Я поблагодарил хозяйку палаццо и отправился на поиски галле Кверини. Через полчаса я стоял перед дверью с мемориальной доской, из которой следовало, что здесь жил фашиствующий поэт Эзра Паунд. Именно сюда и пришел Бродский вместе с Сюзан Зонтаг. В тот далекий вечер хозяйка дома, вдова Паунда Ольга Радж пыталась убедить именитых гостей, что ее муж вовсе не был антисемитом и не так уж горячо разделял убеждения национал-социалистов из Третьего рейха...

Как и Бродский тогда, я повернулся к дверям спиной, сделал два шага по галле Кверини, повернул налево и через каких-нибудь двести метров оказался на набережной Неисцелимых - знаменитой Fondamenta degli incurabili.

Только теперь, в 2010 году, этой набережной стараниями мэра Венеции Массимо Каччари и друзей Бродского вернули имя incurabili.
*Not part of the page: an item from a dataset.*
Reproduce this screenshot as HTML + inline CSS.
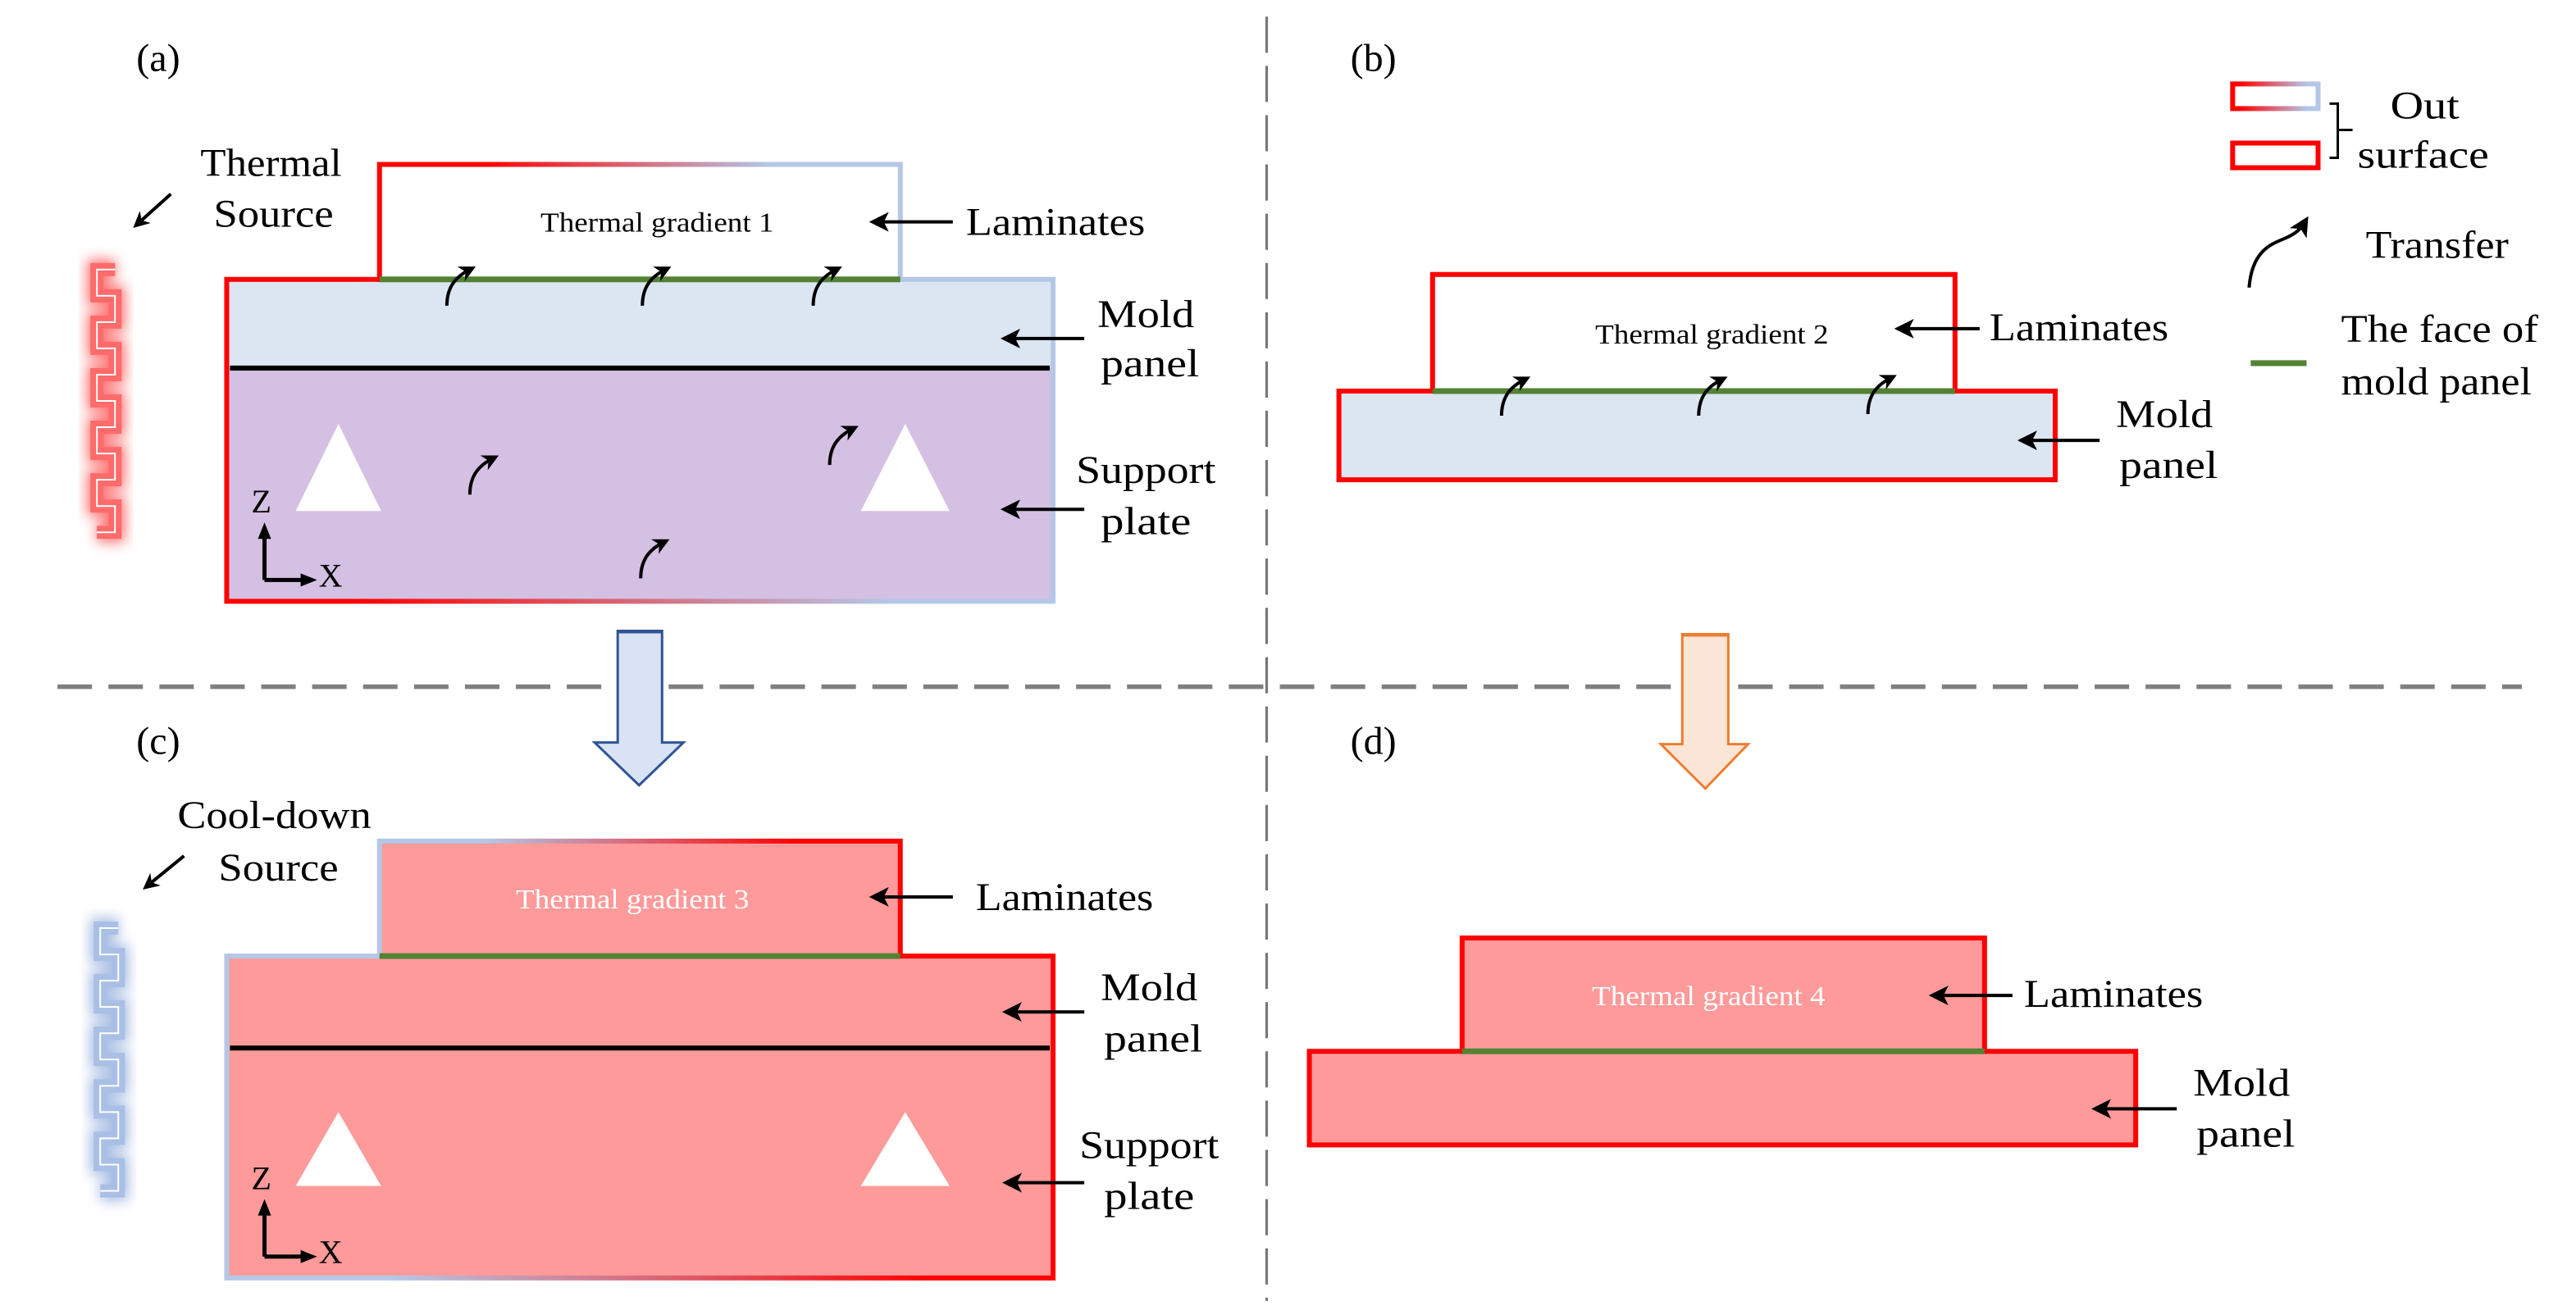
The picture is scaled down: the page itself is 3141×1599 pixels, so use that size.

Только теперь на старинной кирпичной кладке стены тут прикреплена мраморная мемориальная доска, на которой высечено по-итальянски и по-русски: "Иосиф Бродский, великий русский поэт, лауреат Нобелевской премии, воспел набережную Неисцелимых".

Я постоял в этом месте, поглядел на пролив Джудекка в закатном солнце и с грустью ощутил, что история с его загадочной Ариадной закончилась. Вот этой мраморной точкой на стене старинной кирпичной кладки.

Но все-таки должно же что-то оставаться в финале нашей истории кроме легкого аромата духов "Шалимар"?

Ну да, хотя бы вот эта набережная с возвращенным ей названием "Неисцелимых". Благодаря Бродскому она будет напоминать теперь не только о чуме, выкосившей тут когда-то полгорода, но и о страшном вирусе расовой исключительности, от которого человечество не исцелилось и по сей день.

И о возлюбленном Отечестве, которое и спустя сорок лет после изгнания Бродского так же изощренно жестоко и немилосердно к своим согражданам, - тоже не исцелилось от хронического презрения к каждому из нас.

И о том немногом, что всегда остается на донышке любой человеческой жизни: в конце ее, как и в начале - слово. Точнее два. "Спасибо" и "Прости".